Interstellar dust plays a crucial role in the evolution of the Universe by assisting the formation of molecules, by triggering the formation of the first low-mass stars, and by absorbing stellar ultraviolet-optical light and subsequently re-emitting it at infrared/millimetre wavelengths. Dust is thought to be produced predominantly in the envelopes of evolved (age >1 Gyr), low-mass stars. This picture has, however, recently been brought into question by the discovery of large masses of dust in the host galaxies of quasars at redshift z > 6, when the age of the Universe was less than 1 Gyr. Theoretical studies, corroborated by observations of nearby supernova remnants, have suggested that supernovae provide a fast and efficient dust formation environment in the early Universe. Here we report infrared observations of a quasar at redshift 6.2, which are used to obtain directly its dust extinction curve. We then show that such a curve is in excellent agreement with supernova dust models. This result demonstrates a supernova origin for dust in this high-redshift quasar, from which we infer that most of the dust at high redshifts probably has the same origin.''

(Nature 431, 533-535 (30 September 2004) | doi:10.1038/nature02930; Received 22 April 2004; Accepted 6 August 2004)

Think about what the above implies. Notice `Gyr'. This stands for Gallactic Year, the revolution of our solar system around the galactic center through a single revolution (225-250Myrs). But I've seen it also used as short hand for 1 billion years. So its an indefinite scale. In any event, it is a nice way to elade the problems of a universal evolutionary time scale.

What above says is that galaxies and stars evolved to a sufficient state to generate enough supernova to create a rich dust environment associated with quasars. Now the above also make mention of low-mass stars.

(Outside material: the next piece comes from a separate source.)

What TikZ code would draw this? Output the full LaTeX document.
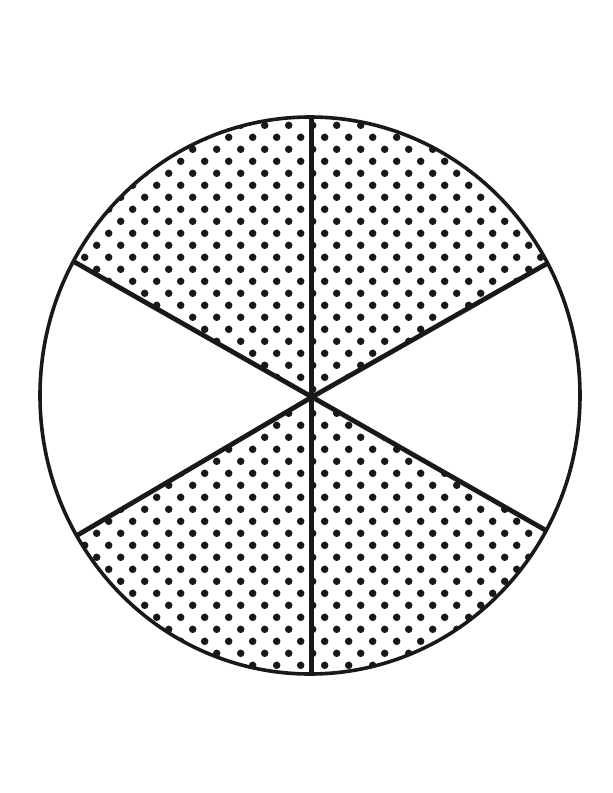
\documentclass[tikz,border=0pt]{standalone}
\begin{document}
\begin{tikzpicture}[x=1pt,y=-1pt,
  rim/.style={line width=3.6pt,draw=black!90},
  spoke/.style={line width=4.8pt,draw=black!90,line cap=butt},
  dot/.style={fill=black!90}]
\useasboundingbox (0,0) rectangle (613,793);
\fill[white] (0,0) rectangle (613,793);
\coordinate (C) at (312,397);
\coordinate (TL) at (-170,123);
\coordinate (TR) at (784,129);
\coordinate (BL) at (-160,675);
\coordinate (BR) at (782,665);
\coordinate (T) at (311.5,117);
\coordinate (B) at (311.5,674);
% dotted sectors
\begin{scope}
  \clip (310,395.5) ellipse [x radius=270, y radius=278.5];
  \clip (C) -- (TL) -- (-170,0) -- (311.5,0) -- cycle
        (C) -- (311.5,0) -- (784,0) -- (TR) -- cycle
        (C) -- (BL) -- (-160,800) -- (311.5,800) -- cycle
        (C) -- (311.5,800) -- (782,800) -- (BR) -- cycle;
  \foreach \k in {0,...,47}{
    \pgfmathsetmacro\yy{113.3+12*\k}
    \pgfmathsetmacro\xo{36.7+12*mod(\k,2)}
    \foreach \i in {0,...,23}{
      \fill[dot] ({\xo+24*\i},\yy) circle (3.75);
    }
  }
\end{scope}
% spokes
\begin{scope}
  \clip (310,395.5) ellipse [x radius=270, y radius=278.5];
  \draw[spoke] (C) -- (TL);
  \draw[spoke] (C) -- (TR);
  \draw[spoke] (C) -- (BL);
  \draw[spoke] (C) -- (BR);
  \draw[spoke] (T) -- (B);
\end{scope}
\draw[rim] (310,395.5) ellipse [x radius=270, y radius=278.5];
\end{tikzpicture}
\end{document}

Here is the problem stated in more direct terms:

``What happens after a low-mass star ceases to produce energy through fusion is not directly known: the universe is thought to be around 13.7 billion years old, which is less time (by several orders of magnitude, in some cases) than it takes for the fusion to cease in such stars...'' (from wiki, stellar evolution)

There is another way to look at all this. We could say that as far back as we can see, galactic evolution seems to be more or less the same. In other words there is no evolutionary scale except the expansion itself.

The conclusion seems to be that galaxies and stars hatched out of the re-ionization fully evolved into or very near their present state.

I think we are on the road to a direct confrontation between empirical observations and their theoretical foundation... and there is no doubt which will win.